TLDR:
- Japanese FSA introduces new reserve fund requirements for crypto exchanges.
- Crypto exchanges must maintain reserve funds to protect against losses.
- Japan to strengthen crypto security with new compensation reserves.
- New FSA rules aim to boost crypto investor confidence amid hacks.
- Japan redefines crypto regulations, with insurance and reserve mandates.
The Japanese Financial Services Agency (FSA) plans to introduce a new set of regulations for cryptocurrency exchanges. These rules will require exchanges to maintain reserve funds to protect customers from losses due to hacking or operational failures. The move aims to provide an extra layer of security for cryptocurrency traders amid a series of high-profile security breaches in the industry. With this new mandate, the FSA hopes to strengthen consumer protection and increase confidence in the growing digital asset market.
New requirements for crypto exchanges
Under the proposed regulation, Japanese cryptocurrency exchanges will be required to set aside reserve funds specifically for customer compensation. This will cover potential losses due to unauthorized access or other operational failures. The amount of reserve required will depend on factors such as the exchange’s trading volumes and its security track record. For comparison, traditional securities firms in Japan must hold between 2 billion and 40 billion yen in reserves.
Exchanges may be permitted to use insurance policies to partially meet reserve requirements. These funds will ensure that in the event of a loss, compensation to customers can be made quickly without compromising the financial health of the exchange. The FSA’s new rules bring Japan’s crypto regulations in line with those of traditional finance, providing more predictable guarantees for investors.
Closing safety and regulatory gaps
Japanese crypto exchanges are only required to store customer assets in cold wallets to protect them from online threats. However, recent security breaches, such as the 2024 Bitcoin DMM hack, have demonstrated the limits of these measures. In this case, attackers exploited vulnerabilities, resulting in a loss of more than 48 billion yen ($308.5 million). The FSA’s new rules aim to address these loopholes by introducing a reserve fund system that will protect traders against similar incidents.

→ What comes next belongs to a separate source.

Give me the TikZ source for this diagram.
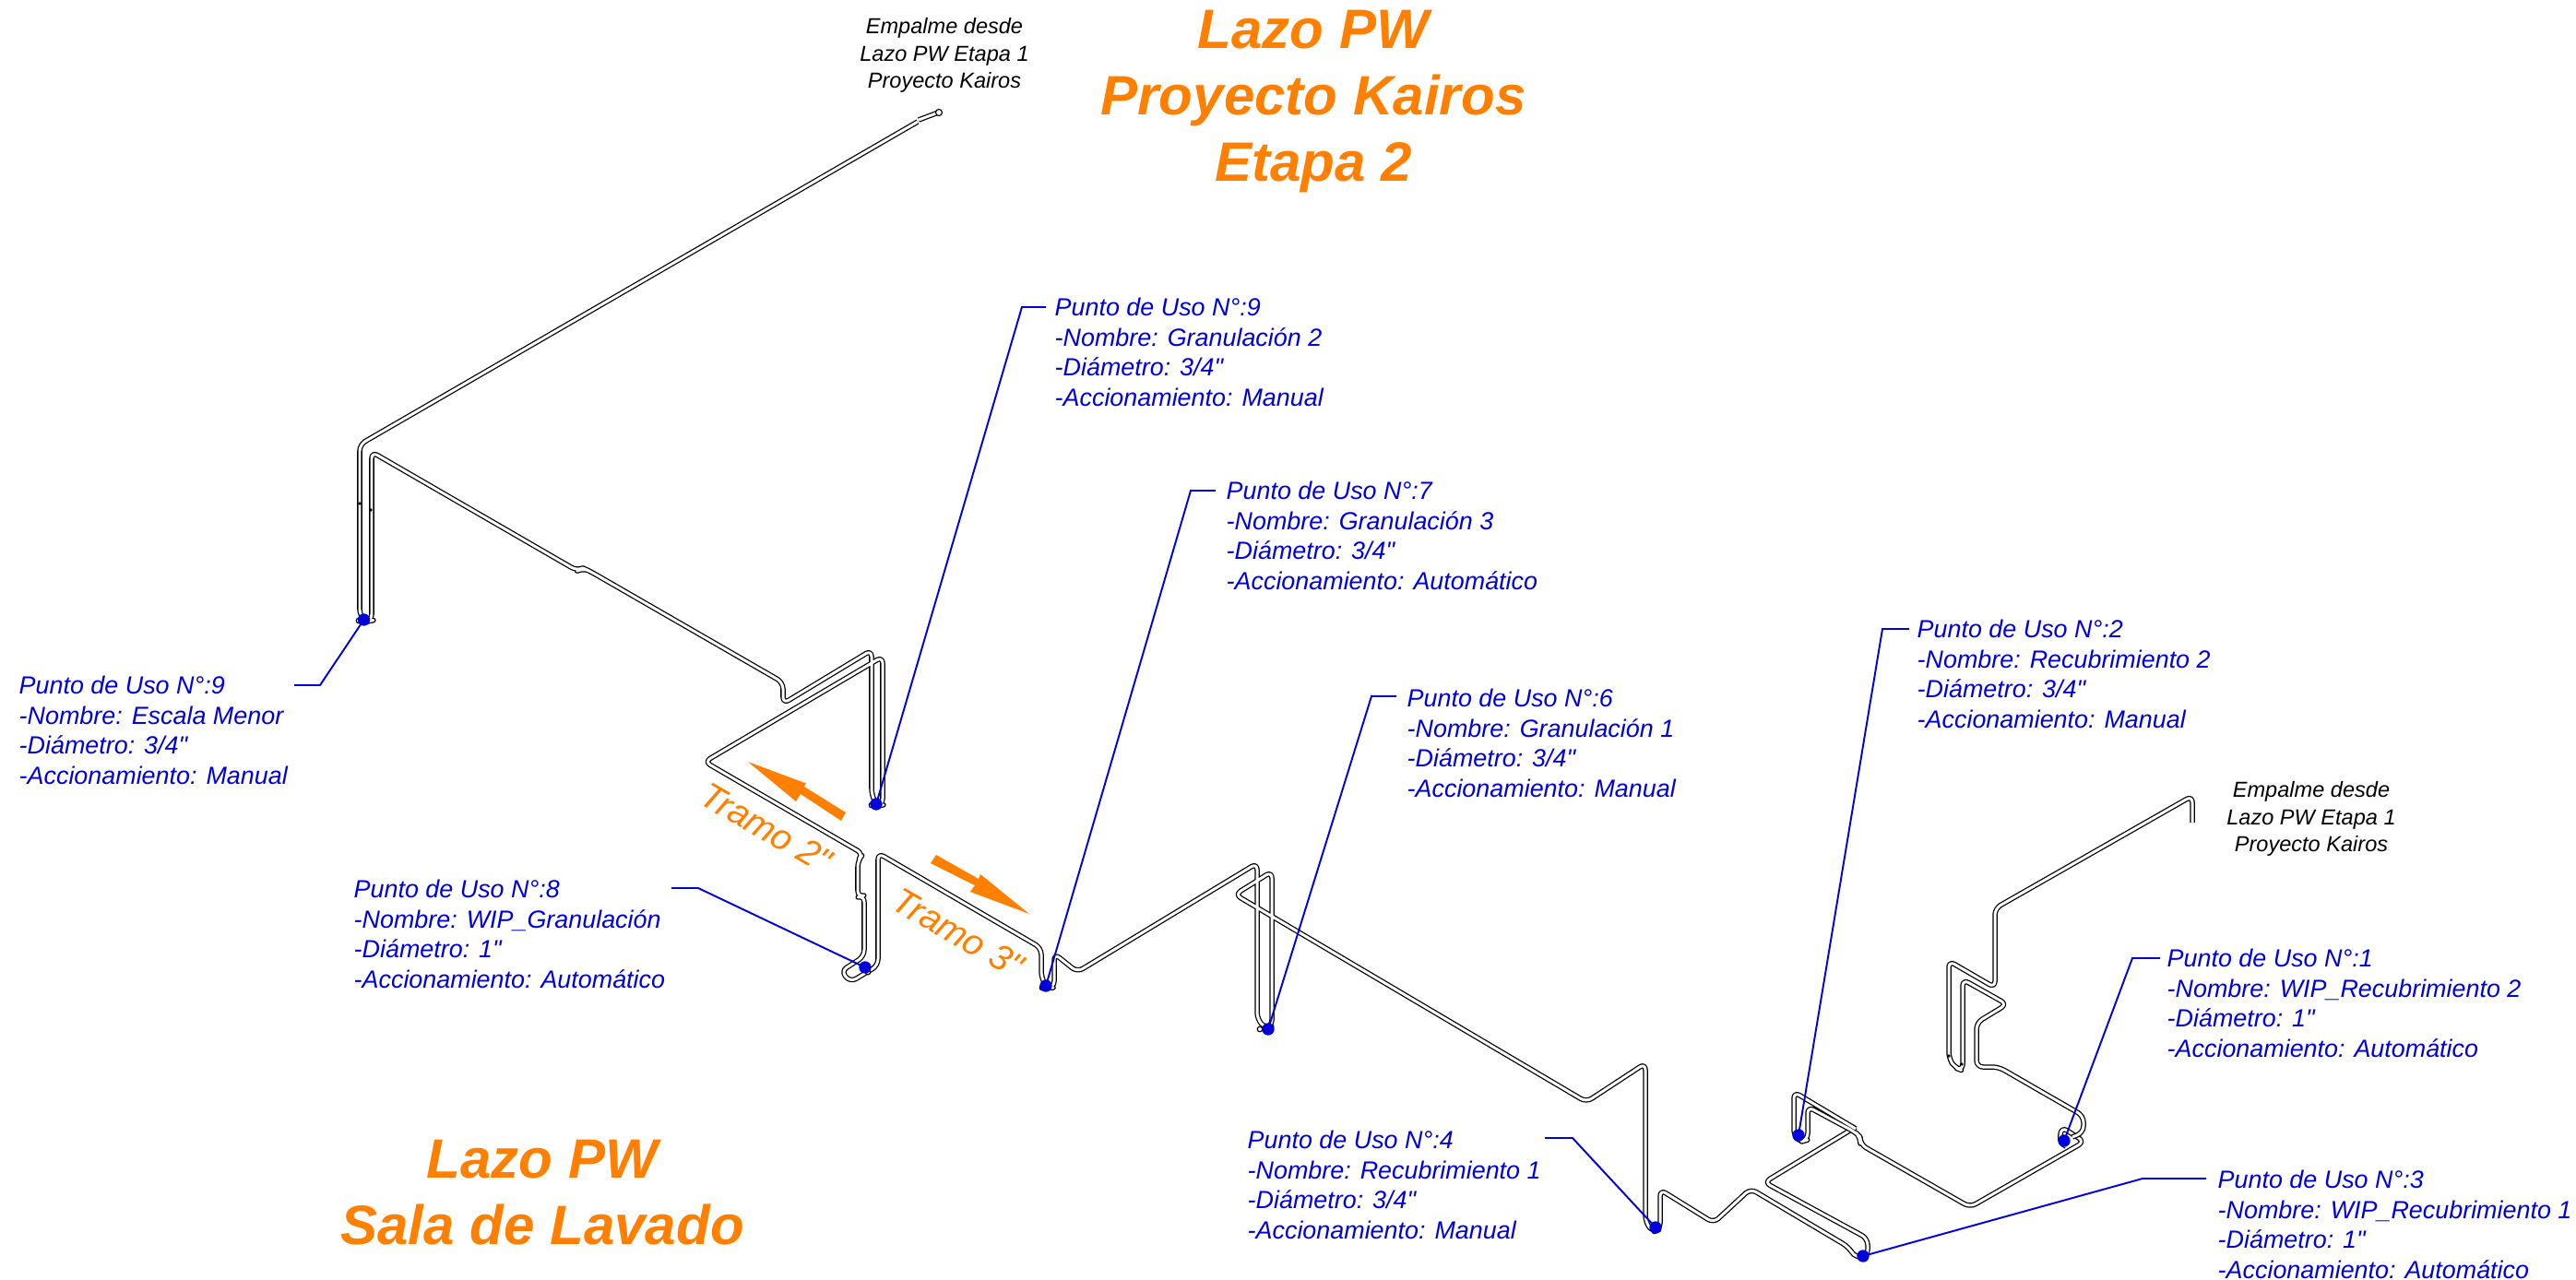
\documentclass[tikz,border=0pt]{standalone}
\usepackage{fontspec}
\newfontfamily\pwfont{Liberation Sans}
\definecolor{pwblue}{RGB}{0,0,220}
\definecolor{pworange}{RGB}{255,127,0}
\tikzset{
  pipe/.style={draw=black,double=white,double distance=0.85pt,line width=0.36pt,rounded corners=2pt,line join=round},
  usedot/.style={circle,fill=pwblue,draw=none,minimum size=3.8pt,inner sep=0pt},
  fitting/.style={circle,fill=white,draw=black,line width=0.33pt,minimum size=1.6pt,inner sep=0pt},
  bead/.style={circle,fill=black,draw=none,minimum size=1.1pt,inner sep=0pt},
  callout/.style={anchor=west,inner sep=0pt,align=left,text=pwblue,font=\fontsize{7.65}{9.25}\selectfont\pwfont\itshape},
  leader/.style={draw=pwblue,line width=0.55pt},
  bigtitle/.style={anchor=center,inner sep=0pt,align=center,text=pworange,font=\fontsize{17.1}{20.6}\selectfont\pwfont\bfseries\itshape},
  empalme/.style={anchor=center,inner sep=0pt,align=center,text=black,font=\fontsize{6.7}{8.4}\selectfont\pwfont\itshape},
  tramo/.style={anchor=center,inner sep=0pt,text=pworange,rotate=-30,font=\fontsize{11.1}{13}\selectfont\pwfont\itshape},
  flow/.style={fill=pworange,draw=none}
}
\begin{document}
\begin{tikzpicture}[x=0.01cm,y=-0.01cm]
\useasboundingbox (0,0) rectangle (2793,1387);
% piping
\draw[pipe] (995,132) -- (390,482) -- (390,668) -- (398,674) -- (403,673) -- (403,490) -- (626,619) -- (632,616) -- (639,619) -- (849,740) -- (849,763) -- (945,705) -- (945,862) -- (951,874) -- (957,873) -- (957,712) -- (764,826) -- (936,926) -- (930,933) -- (930,973) -- (937,971) -- (937,1037) -- (912,1053) -- (922,1065) -- (952,1047) -- (952,925) -- (1129,1028) -- (1129,1060) -- (1135,1071) -- (1143,1071) -- (1143,1034) -- (1168,1054) -- (1363,936) -- (1363,1105) -- (1372,1115) -- (1379,1113) -- (1379,945) -- (1339,970) -- (1720,1195) -- (1784,1153) -- (1784,1325) -- (1792,1336) -- (1800,1333) -- (1800,1290) -- (1858,1326) -- (1898,1289) -- (2004,1352) -- (2012,1364) -- (2025,1362) -- (2025,1343) -- (1913,1282) -- (2012,1222);
\draw[pipe] (2012,1224) -- (1945,1184) -- (1945,1232) -- (1953,1238) -- (1960,1236) -- (1960,1200) -- (2012,1228) -- (2017,1233) -- (2017,1241) -- (2136,1309) -- (2260,1238) -- (2235,1222) -- (2233,1240) -- (2240,1243);
\draw[pipe] (2377,892) -- (2377,863) -- (2163,985) -- (2163,1071) -- (2113,1042) -- (2113,1148) -- (2120,1158) -- (2128,1161) -- (2128,1062) -- (2176,1089) -- (2143,1109) -- (2143,1157) -- (2167,1157) -- (2259,1210) -- (2259,1228) -- (2247,1233);
% pipe fittings
\draw[pipe] (996,130) -- (1016,122.5);
\node[fitting,minimum size=2pt] (fe) at (1018,122) {};
\node[fitting] (f9a) at (389,673) {};
\node[fitting] (f9b) at (945,873) {};
\node[fitting] (f8) at (941,1054) {};
\node[fitting] (f7) at (1130,1071) {};
\node[fitting] (f6) at (1366,1116) {};
\node[bead] (b1) at (390,546) {};
\node[bead] (b2) at (402,553) {};
\node[bead] (b3) at (2113,1145) {};
\node[bead] (b4) at (2127,1154) {};
% flow arrows
\fill[flow] (811,826) -- (874,849.5) -- (872,853) -- (917,881) -- (912,890) -- (868,861) -- (863,869) -- cycle;
\fill[flow] (1015,927) -- (1061,953) -- (1063,948) -- (1116,991) -- (1052,967) -- (1057,960) -- (1009,936) -- cycle;
\node[tramo] (t2) at (831,898) {Tramo 2"};
\node[tramo] (t3) at (1039,1012) {Tramo 3"};
% titles
\node[bigtitle] (title1) at (1424,110) {Lazo PW\\Proyecto Kairos\\Etapa 2};
\node[bigtitle] (title2) at (588,1293) {Lazo PW\\Sala de Lavado};
\node[empalme] (emp1) at (1024,60) {Empalme desde\\Lazo PW Etapa 1\\Proyecto Kairos};
\node[empalme] (emp2) at (2506,888) {Empalme desde\\Lazo PW Etapa 1\\Proyecto Kairos};
% use points
\node[usedot] (d9a) at (394.5,672) {};
\node[usedot] (d9b) at (950,872) {};
\node[usedot] (d8) at (938,1049) {};
\node[usedot] (d7) at (1134,1069) {};
\node[usedot] (d6) at (1375,1116) {};
\node[usedot] (d4) at (1795,1331) {};
\node[usedot] (d2) at (1950,1231) {};
\node[usedot] (d1) at (2238,1237) {};
\node[usedot] (d3) at (2020,1362) {};
% callouts
\node[callout] (c9a) at (20,792) {Punto de Uso N°:9\\-Nombre: Escala Menor\\-Diámetro: 3/4"\\-Accionamiento: Manual};
\node[callout] (c9b) at (1143,382) {Punto de Uso N°:9\\-Nombre: Granulación 2\\-Diámetro: 3/4"\\-Accionamiento: Manual};
\node[callout] (c7) at (1329,581) {Punto de Uso N°:7\\-Nombre: Granulación 3\\-Diámetro: 3/4"\\-Accionamiento: Automático};
\node[callout] (c6) at (1525,806) {Punto de Uso N°:6\\-Nombre: Granulación 1\\-Diámetro: 3/4"\\-Accionamiento: Manual};
\node[callout] (c2) at (2078,731) {Punto de Uso N°:2\\-Nombre: Recubrimiento 2\\-Diámetro: 3/4"\\-Accionamiento: Manual};
\node[callout] (c1) at (2349,1088) {Punto de Uso N°:1\\-Nombre: WIP\_Recubrimiento 2\\-Diámetro: 1"\\-Accionamiento: Automático};
\node[callout] (c3) at (2404,1328) {Punto de Uso N°:3\\-Nombre: WIP\_Recubrimiento 1\\-Diámetro: 1"\\-Accionamiento: Automático};
\node[callout] (c4) at (1352,1285) {Punto de Uso N°:4\\-Nombre: Recubrimiento 1\\-Diámetro: 3/4"\\-Accionamiento: Manual};
\node[callout] (c8) at (383,1013) {Punto de Uso N°:8\\-Nombre: WIP\_Granulación\\-Diámetro: 1"\\-Accionamiento: Automático};
% leaders
\coordinate (l9aa) at (319,743); \coordinate (l9ab) at (347,743);
\coordinate (l9ba) at (1134,333); \coordinate (l9bb) at (1108,333);
\coordinate (l7a) at (1318,532); \coordinate (l7b) at (1291,532);
\coordinate (l6a) at (1514,755); \coordinate (l6b) at (1487,755);
\coordinate (l2a) at (2070,682); \coordinate (l2b) at (2041,682);
\coordinate (l1a) at (2342,1039); \coordinate (l1b) at (2312,1039);
\coordinate (l3a) at (2392,1278); \coordinate (l3b) at (2323,1278);
\coordinate (l4a) at (1675,1234); \coordinate (l4b) at (1705,1234);
\coordinate (l8a) at (728,963); \coordinate (l8b) at (757,963);
\draw[leader] (l9aa) -- (l9ab) -- (d9a.center);
\draw[leader] (l9ba) -- (l9bb) -- (d9b.center);
\draw[leader] (l7a) -- (l7b) -- (d7.center);
\draw[leader] (l6a) -- (l6b) -- (d6.center);
\draw[leader] (l2a) -- (l2b) -- (d2.center);
\draw[leader] (l1a) -- (l1b) -- (d1.center);
\draw[leader] (l3a) -- (l3b) -- (d3.center);
\draw[leader] (l4a) -- (l4b) -- (d4.center);
\draw[leader] (l8a) -- (l8b) -- (d8.center);
\end{tikzpicture}
\end{document}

In addition to reserve requirements, the FSA’s regulatory overhaul includes stricter asset segregation rules. This will ensure that client assets are segregated from exchange holdings, further protecting investors’ funds. If an exchange goes bankrupt, the new framework will allow for the return of customer funds through a court-appointed administrator, streamlining the process.
Broader regulatory reforms to come
The proposed changes are part of a broader shift in Japan’s regulatory approach to digital assets. By 2026, the FSA plans to submit a bill that would reclassify cryptocurrencies as financial instruments under the Financial Instruments and Exchange Act. This would bring them closer to traditional securities, subjecting exchanges to insider trading bans, stricter audits and enhanced disclosure requirements.
The reclassification is expected to support the growth of regulated crypto investment products such as ETFs and investment trusts. It will also introduce tax reforms, with a flat 20% tax on crypto gains, replacing the current variable rates which can exceed 50%. The move aims to balance consumer protection with promoting digital asset innovation in Japan.

Japan’s push for tighter regulation in the crypto market reflects a global trend toward tighter oversight in the digital assets space. As the country continues to refine its crypto regulations, the FSA is focused on protecting traders while fostering an environment conducive to secure investment growth.